Когда-то я развешивал по стенам своей комнаты свои и чужие работы, старательно рассчитывая эффект. Теперь я ни о каком эффекте уже не задумываюсь: работ как-то сразу стало так много, что едва хватает стен повесить любимые. Мне нужно, чтобы новая картина висела перед глазами: таким образом, долго созерцая ее, я могу найти недостатки (в институте нам советовали иной способ: поглядеть на нее в зеркало).
Раньше, когда я лишь начинал жить в этой квартире, я считал, что это лишь подготовка к жизни. И лишь потом я понял, что это и есть жизнь: в чтении, размышлении, рисовании. Меня сбивало количество всего прочего: работа, покупки, уборки, родственники... Они отнимали львиную долю времени, портили нервы, порождали ссоры. Это не было жизнью. Кроме этого жизни было очень мало, но все-таки она была.
Да и теперь то же самое: течет батарея, перманентно засорен водопровод, сломалась стиральная машина. Еда лишь от родственников или редких удачных охот.

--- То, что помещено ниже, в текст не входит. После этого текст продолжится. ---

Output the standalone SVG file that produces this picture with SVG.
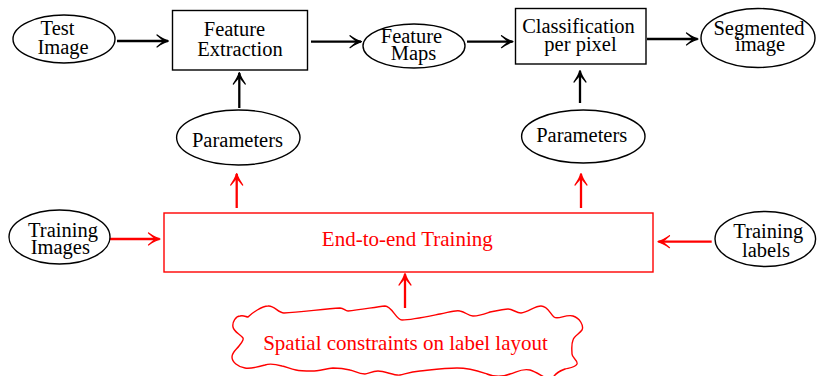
<svg xmlns="http://www.w3.org/2000/svg" width="817" height="376" viewBox="0 0 817 376">
<style>
  .t { font-family: "Liberation Serif", "Times New Roman", serif; font-size: 20.5px; fill: #000; text-anchor: middle; }
  .r { font-family: "Liberation Serif", "Times New Roman", serif; font-size: 21px; fill: #ff0000; text-anchor: middle; }
  .sh { fill: #fff; stroke: #000; stroke-width: 1.4; }
  .rs { fill: #fff; stroke: #ff0000; stroke-width: 1.4; }
  .ab { fill: none; stroke: #000; stroke-width: 2.3; }
  .ar { fill: none; stroke: #ff0000; stroke-width: 2.3; }
</style>
<defs>
  <marker id="hb" viewBox="-13 -8 16 16" refX="0" refY="0" markerWidth="16" markerHeight="16" markerUnits="userSpaceOnUse" orient="auto">
    <path d="M-11,-6 Q-4.5,-1.4 0.5,0 Q-4.5,1.4 -11,6 Q-5,1 -4,0 Q-5,-1 -11,-6 Z" fill="#000" stroke="#000" stroke-width="1.2" stroke-linejoin="round"/>
  </marker>
  <marker id="hr" viewBox="-13 -8 16 16" refX="0" refY="0" markerWidth="16" markerHeight="16" markerUnits="userSpaceOnUse" orient="auto">
    <path d="M-11,-6 Q-4.5,-1.4 0.5,0 Q-4.5,1.4 -11,6 Q-5,1 -4,0 Q-5,-1 -11,-6 Z" fill="#ff0000" stroke="#ff0000" stroke-width="1.2" stroke-linejoin="round"/>
  </marker>
</defs>
<rect width="817" height="376" fill="#fff"/>

<g id="connectors">
  <line class="ab" x1="117" y1="41" x2="168" y2="41" marker-end="url(#hb)"/>
  <line class="ab" x1="311" y1="41.7" x2="361" y2="41.7" marker-end="url(#hb)"/>
  <line class="ab" x1="467" y1="41.7" x2="512.5" y2="41.7" marker-end="url(#hb)"/>
  <line class="ab" x1="647" y1="39" x2="697.5" y2="39" marker-end="url(#hb)"/>
  <line class="ab" x1="239.3" y1="108" x2="239.3" y2="73" marker-end="url(#hb)"/>
  <line class="ab" x1="580" y1="103" x2="580" y2="71" marker-end="url(#hb)"/>
  <line class="ar" x1="236.7" y1="208" x2="236.7" y2="174" marker-end="url(#hr)"/>
  <line class="ar" x1="581" y1="208" x2="581" y2="174" marker-end="url(#hr)"/>
  <line class="ar" x1="110" y1="239" x2="159.5" y2="239" marker-end="url(#hr)"/>
  <line class="ar" x1="711.7" y1="241.7" x2="658.5" y2="241.7" marker-end="url(#hr)"/>
  <line class="ar" x1="405" y1="308" x2="405" y2="274" marker-end="url(#hr)"/>
</g>

<g id="test-image">
  <ellipse class="sh" cx="64" cy="39" rx="51" ry="24"/>
  <text class="t" x="57.5" y="35">Test</text>
  <text class="t" x="63" y="53.5">Image</text>
</g>

<g id="feature-extraction">
  <rect class="sh" x="172.5" y="10.5" width="135" height="59.5"/>
  <text class="t" x="234.5" y="36">Feature</text>
  <text class="t" x="240" y="56">Extraction</text>
</g>

<g id="feature-maps">
  <ellipse class="sh" cx="414" cy="46" rx="51" ry="22"/>
  <text class="t" x="411.5" y="42.5">Feature</text>
  <text class="t" x="413.5" y="60">Maps</text>
</g>

<g id="classification">
  <rect class="sh" x="515.5" y="8.5" width="130.5" height="55.5"/>
  <text class="t" x="578.5" y="33.3">Classification</text>
  <text class="t" x="580.5" y="50.5">per pixel</text>
</g>

<g id="segmented-image">
  <ellipse class="sh" cx="758" cy="38" rx="57" ry="29.5"/>
  <text class="t" x="759" y="35">Segmented</text>
  <text class="t" x="760" y="51">image</text>
</g>

<g id="parameters-1">
  <ellipse class="sh" cx="238.3" cy="137.5" rx="61.7" ry="27.5"/>
  <text class="t" x="237.5" y="146.7">Parameters</text>
</g>

<g id="parameters-2">
  <ellipse class="sh" cx="583.3" cy="136.5" rx="61.7" ry="26.5"/>
  <text class="t" x="581.7" y="141.7">Parameters</text>
</g>

<g id="training-images">
  <ellipse class="sh" cx="59.5" cy="237" rx="50.5" ry="27"/>
  <text class="t" x="63" y="236.7">Training</text>
  <text class="t" x="60.3" y="253.5">Images</text>
</g>

<g id="end-to-end-training">
  <rect class="rs" x="164" y="213" width="489" height="59"/>
  <text class="r" x="407.3" y="246">End-to-end Training</text>
</g>

<g id="training-labels">
  <ellipse class="sh" cx="765.3" cy="239" rx="50.3" ry="27.5"/>
  <text class="t" x="768.3" y="238.3">Training</text>
  <text class="t" x="766" y="256.7">labels</text>
</g>

<g id="spatial-constraints">
  <path class="rs" d="M248,317
    C252,313 262,306 268,306
    C274,305 278,313 284,313
    C300,312 325,309 340,308
    C344,308 345,311 348,311
    C360,310 375,307 385,306
    C392,306 396,320 402,320
    C412,320 430,316 440,314
    C450,312 455,310 460,311
    C466,312 468,316 473,316
    C480,316 487,313 490,312
    C500,310 505,309 508,309
    C513,309 516,313 521,313
    C528,312 535,306 541,306
    C548,306 550,314 554,317
    C558,320 566,314 573,316
    C580,318 584,326 582,330
    C579,334 574,336 573,340
    C571,345 572,350 572,354
    C572,358 578,360 577,364
    C575,368 568,368 565,369
    C560,371 555,373 553,378
    C548,382 540,373 530,370
    C522,368 517,372 510,374
    C500,378 492,376 487,374
    C478,371 470,368 457,368
    C445,368 430,370 420,371
    C410,372 405,374 400,375
    C395,376 385,371 378,371
    C372,371 368,374 365,374
    C358,374 355,371 350,370
    C342,368 337,368 333,368
    C325,369 318,371 312,371
    C305,371 300,371 296,370
    C290,369 285,366 282,366
    C275,364 270,363 265,365
    C258,367 250,369 245,368
    C238,367 232,362 232,357
    C232,352 237,349 239,346
    C242,342 244,340 243,338
    C240,334 234,332 233,327
    C232,322 236,316 240,316
    C244,315 246,317 248,317 Z"/>
  <text class="r" x="405.5" y="350">Spatial constraints on label layout</text>
</g>
</svg>
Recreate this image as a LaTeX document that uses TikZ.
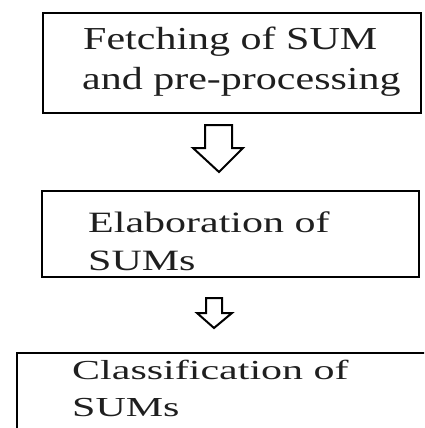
\documentclass[tikz,border=0pt]{standalone}
\usepackage{fontspec}
\usetikzlibrary{fit}
\setmainfont{Liberation Serif}
% wide, slightly flattened serif lettering
\newcommand{\widetext}[2]{\scalebox{4.2}[#1]{\fontsize{10}{12}\selectfont #2}}
\begin{document}
\begin{tikzpicture}[x=1pt,y=-1pt,
  stagebox/.style={draw=black,line width=2.2pt,rectangle,inner sep=0pt},
  label/.style={anchor=base west,inner sep=0pt,text=black!88},
  flowarrow/.style={draw=black,line width=2pt,fill=white,line join=miter}]
  \useasboundingbox (0,0) rectangle (424,428);
  \clip (0,0) rectangle (424,428);
  % corners of the stage boxes
  \coordinate (c1a) at (43,13);  \coordinate (c1b) at (421,113);
  \coordinate (c2a) at (42,191); \coordinate (c2b) at (419,277);
  \coordinate (c3a) at (17,353); \coordinate (c3b) at (440,445);
  % stage boxes
  \node[stagebox,fit=(c1a)(c1b)] (b1) {};
  \node[stagebox,fit=(c2a)(c2b)] (b2) {};
  \node[stagebox,fit=(c3a)(c3b)] (b3) {};
  % stage texts
  \node[label] (t1a) at (83,50) {\widetext{3.2}{Fetching of SUM}};
  \node[label] (t1b) at (82,89) {\widetext{3.2}{and pre-processing}};
  \node[label] (t2a) at (88,232) {\widetext{2.95}{Elaboration of}};
  \node[label] (t2b) at (88,270) {\widetext{2.95}{SUMs}};
  \node[label] (t3a) at (72,379) {\widetext{2.75}{Classification of}};
  \node[label] (t3b) at (72,416) {\widetext{2.75}{SUMs}};
  % hollow block arrows between stages
  \draw[flowarrow] (205,125) -- (232,125) -- (232,148) -- (243,148) -- (219,172)
    -- (193,148) -- (205,148) -- cycle;
  \draw[flowarrow] (206,298) -- (222,298) -- (222,313) -- (232,313) -- (214,328)
    -- (197,313) -- (206,313) -- cycle;
\end{tikzpicture}
\end{document}
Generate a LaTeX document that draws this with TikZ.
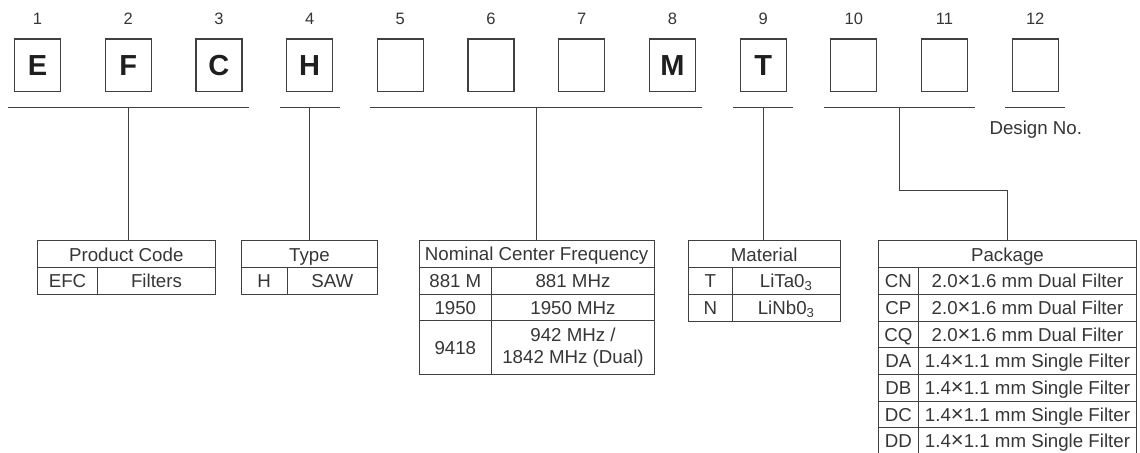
\documentclass[tikz,border=0pt]{standalone}
\usepackage{fontspec}
\setmainfont{Liberation Sans}
\usetikzlibrary{positioning, calc}

\definecolor{lineink}{HTML}{404040}
\definecolor{textink}{HTML}{363636}
\newcommand{\tabfont}{\fontsize{18.7}{21.7}\selectfont}
\newcommand{\numfont}{\fontsize{16.5}{19}\selectfont}
\newcommand{\codefont}{\fontsize{29}{32}\selectfont\bfseries}
\newcommand{\by}{{\fontsize{22}{22}\selectfont ×}}

\begin{document}
\begin{tikzpicture}[x=1pt, y=1pt, scale=0.5, every node/.style={transform shape},
    tbase/.style={rectangle, draw=lineink, line width=0.5pt, inner sep=0pt, outer sep=0pt, anchor=north west, align=center, minimum height=26.67, font=\tabfont, text=textink},
    tcell/.style={tbase, text height=13.4, text depth=0pt},
    code_box/.style={rectangle, draw=lineink, line width=0.6pt, inner sep=0pt, outer sep=0pt, minimum width=46, minimum height=52.6, font=\codefont, text=black!88, text height=21, text depth=0pt},
    digit_num/.style={font=\numfont, text=textink, inner sep=0pt, text height=11.8, text depth=0pt},
    bracket/.style={draw=lineink, line width=0.5pt},
    ]
    \clip (0,0) rectangle (1140,-453);

    % Code boxes and position numbers
    \foreach \i/\ch in {1/E,2/F,3/C,4/H,5/{},6/{},7/{},8/M,9/T,10/{},11/{},12/{}} {
        \node[code_box] (c\i) at ({37.5+90.7*(\i-1)}, -65.3) {\ch};
        \node[digit_num] (n\i) at ({37.5+90.7*(\i-1)}, -18.5) {\i};
    }

    % Brackets under the boxes
    \draw[bracket] ($(c1.south west)+(-7,-15.7)$) -- ($(c3.south east)+(7,-15.7)$);
    \draw[bracket] ($(c4.south west)+(-7,-15.7)$) -- ($(c4.south east)+(7,-15.7)$);
    \draw[bracket] ($(c5.south west)+(-7,-15.7)$) -- ($(c8.south east)+(7,-15.7)$);
    \draw[bracket] ($(c9.south west)+(-7,-15.7)$) -- ($(c9.south east)+(7,-15.7)$);
    \draw[bracket] ($(c10.south west)+(-7,-15.7)$) -- ($(c11.south east)+(7,-15.7)$);
    \draw[bracket] ($(c12.south west)+(-7,-15.7)$) -- ($(c12.south east)+(7,-15.7)$);
    \coordinate (b1) at ($(c2.south)+(0,-15.7)$);
    \coordinate (b2) at ($(c4.south)+(0,-15.7)$);
    \coordinate (b3) at ($(c6.south)!0.5!(c7.south)+(0,-15.7)$);
    \coordinate (b4) at ($(c9.south)+(0,-15.7)$);
    \coordinate (b5) at ($(c10.south)!0.5!(c11.south)+(0,-15.7)$);
    \node[font=\tabfont, text=textink, inner sep=0pt, text height=13.4, text depth=0pt] (design) at (1035.8,-127.5) {Design No.};

    % Product code
    \node[tcell, minimum width=178] (pc_head) at (37.3,-241) {Product Code};
    \node[tcell, minimum width=60.4] (pc_code) at (pc_head.south west) {EFC};
    \node[tcell, minimum width=117.6] (pc_name) at (pc_code.north east) {Filters};

    % Type
    \node[tcell, minimum width=136.4] (ty_head) at (241.3,-241) {Type};
    \node[tcell, minimum width=45.7] (ty_code) at (ty_head.south west) {H};
    \node[tcell, minimum width=90.7] (ty_name) at (ty_code.north east) {SAW};

    % Nominal center frequency
    \node[tcell, minimum width=235.3] (fr_head) at (419,-240.7) {Nominal Center Frequency};
    \node[tcell, minimum width=72.7] (fr_code1) at (fr_head.south west) {881 M};
    \node[tcell, minimum width=162.6] (fr_name1) at (fr_code1.north east) {881 MHz};
    \node[tcell, minimum width=72.7] (fr_code2) at (fr_code1.south west) {1950};
    \node[tcell, minimum width=162.6] (fr_name2) at (fr_code2.north east) {1950 MHz};
    \node[tcell, minimum width=72.7, minimum height=53.33] (fr_code3) at (fr_code2.south west) {9418};
    \node[tbase, minimum width=162.6, minimum height=53.33] (fr_name3) at (fr_code3.north east) {942 MHz /\\1842 MHz (Dual)};

    % Material
    \node[tcell, minimum width=151.7] (ma_head) at (688.3,-241) {Material};
    \node[tcell, minimum width=44] (ma_code1) at (ma_head.south west) {T};
    \node[tcell, minimum width=107.7] (ma_name1) at (ma_code1.north east) {LiTa0\textsubscript{3}};
    \node[tcell, minimum width=44] (ma_code2) at (ma_code1.south west) {N};
    \node[tcell, minimum width=107.7] (ma_name2) at (ma_code2.north east) {LiNb0\textsubscript{3}};

    % Package
    \node[tcell, minimum width=258.4] (pk_head) at (878.3,-241) {Package};
    \foreach \code/\desc [count=\r] in {CN/2.0\by1.6 mm Dual Filter, CP/2.0\by1.6 mm Dual Filter, CQ/2.0\by1.6 mm Dual Filter,
        DA/1.4\by1.1 mm Single Filter, DB/1.4\by1.1 mm Single Filter, DC/1.4\by1.1 mm Single Filter, DD/1.4\by1.1 mm Single Filter} {
        \node[tcell, minimum width=40] (pk_code\r) at ($(pk_head.south west)+(0,{-26.67*(\r-1)})$) {\code};
        \node[tcell, minimum width=218.4] (pk_name\r) at (pk_code\r.north east) {\desc};
    }

    % Stems to the tables
    \draw[bracket] (b1) -- (b1 |- pc_head.north);
    \draw[bracket] (b2) -- (b2 |- ty_head.north);
    \draw[bracket] (b3) -- (b3 |- fr_head.north);
    \draw[bracket] (b4) -- (b4 |- ma_head.north);
    \draw[bracket] (b5) -- ++(0,-83.4) -| (pk_head.north);
\end{tikzpicture}
\end{document}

Вот опять порвался пасек на моем столетнем магнитофоне. Что делать в такой ситуации в стране, где пасеки не водятся? Сперва, много лет назад, я клеил его и шил, потом заменил резинкой для волос, после резинкой от банок. В конце концов, вырезал почти такой же из целого куска резины, принесенного с работы. Кстати, магнитофон проработал на нем дольше всего. Но и он лопнул. И много чего лопнуло в моей жизни и никогда не починилось...
Мне нравилась моя новая работа. Спецшкола №35 в Строгино, куда я был принят на оклад уборщика, и где я на самом деле расписывал с Петей стены, была спокойнейшим местом в мире, вероятно потому, что выкладывались мы главным образом по вечерам, иногда всю ночь подряд – до полусонных, галлюцинаторных громыханий утренних троллейбусов. Говорили об отношении к… (ко всему подряд, живописи, поэзии, снах, съезде молодых писателей, где самому молодому было хорошо за сорок) – по ночам, вымотанные до состояния, когда не действует даже алкоголь.
...Потом я мою кисти в бензине, который Петя берет у отца вместо скипидара, отчего краски не высыхают до утра, когда приходят дети, перекидываю ремень через плечо и выползаю в чуть-чуть наметившуюся проголубь. Пройдя два квартала по свежевыпавшему снегу, я как раз поспеваю к первому автобусу, отвозящему меня через замершую реку к еще пустому метро – и еду в центр. Здесь я нахожу свой дом, пью серый “кофе” и съедаю бублик. Потом долго пытаюсь заснуть, с тоской созерцая через стекло мучительную картину рождения зимнего городского утра. Звенит будильник: ребенка надо поднимать в школу. От ночного умиротворения ни клочка на память.